In late November Sam Snead returned to the PGA Tour after two and a half years in the navy. Two months after receiving a medical discharge for his bad back he won the first tournament he entered. His win came at the $16,000 Portland Open, which was played through heavy rains at the Portland Golf Club. With rounds of 70, 74, 73 and 72 Snead edged out Mike Turnesa. Sneadís total was 289 and Turnesa finished with a 291. First prize was $2,675 in war bonds. The host professional Ted Longworth, who had been the golf professional at the Glen Garden Country Club in Ft. Worth, Texas when Ben Hogan and Byron Nelson were learning the games as caddies, finished third at 295. Bruce Coltart (296) and Nelson (296) tied for fourth and they each won $1,022.50 in war bonds.

In the second week of December Staff Sgt. E.J. "Dutch" Harrison won his second PGA Tour tournament of the year at the $10,000 Miami Open. Harrison won by one stroke as he came from behind with a last nine 32 to nip fellow Section member Henry Picard, who had a last round 67. Harrisonís winning (73-66-66-69) 274 score was six under par for the Miami Springs Golf & Country Club course. Johnny Revolta finished third at 276. Maurice OíConnor was next with a 277. First prize was $2,500. At the same time Jug McSpaden was finishing third in the Oakland Open in California.

In mid December Sam Snead picked up his second win since becoming a civilian again at the $7,500 Richmond Open (California). He put together a six-under-par 278 to nip Charles Congdon (279) by one stroke. Snead put together four rounds of 70, 69, 69 and 70 over the Richmond Country Club. Jug McSpaden and Byron Nelson tied for third at 280. In the third round McSpaden shot a 64, the low round of the tournament, to get back into contention. Snead received $1,600 in war bonds.

With the PGA Tour beginning again there was a caddy shortage so some of the wives used pull carts to caddy for their husbands and a few players even carried their own bags. Military men who were home on leave turned out to caddy and were happy to make some extra money.
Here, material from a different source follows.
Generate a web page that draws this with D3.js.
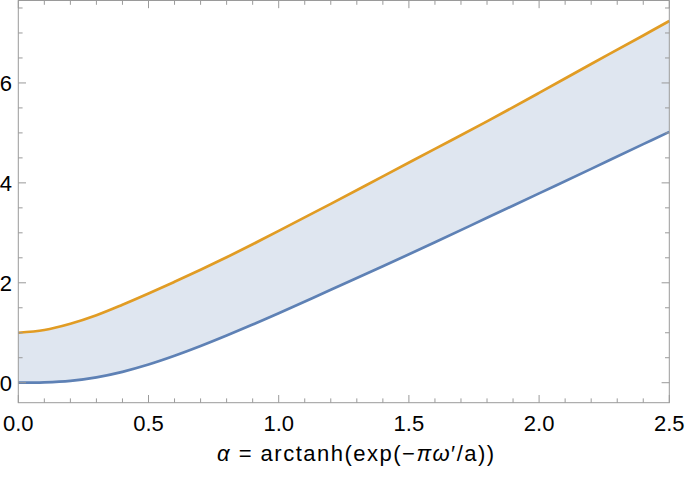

The leading money winner for the year was Byron Nelson with $37,967.69 in war bonds. That was worth 75% in dollars if you cashed the bonds in when you won them. That came to $28,475.25, which was a record. The old record was the $19,534 that Sam Snead won in 1938. Jug McSpaden was the second leading money winner with $23,855 in war bonds. The Vardon Trophy was not awarded that year. The PGA Tour was back in business in a big way even though more than 400 PGA members and some of the stars were in the service.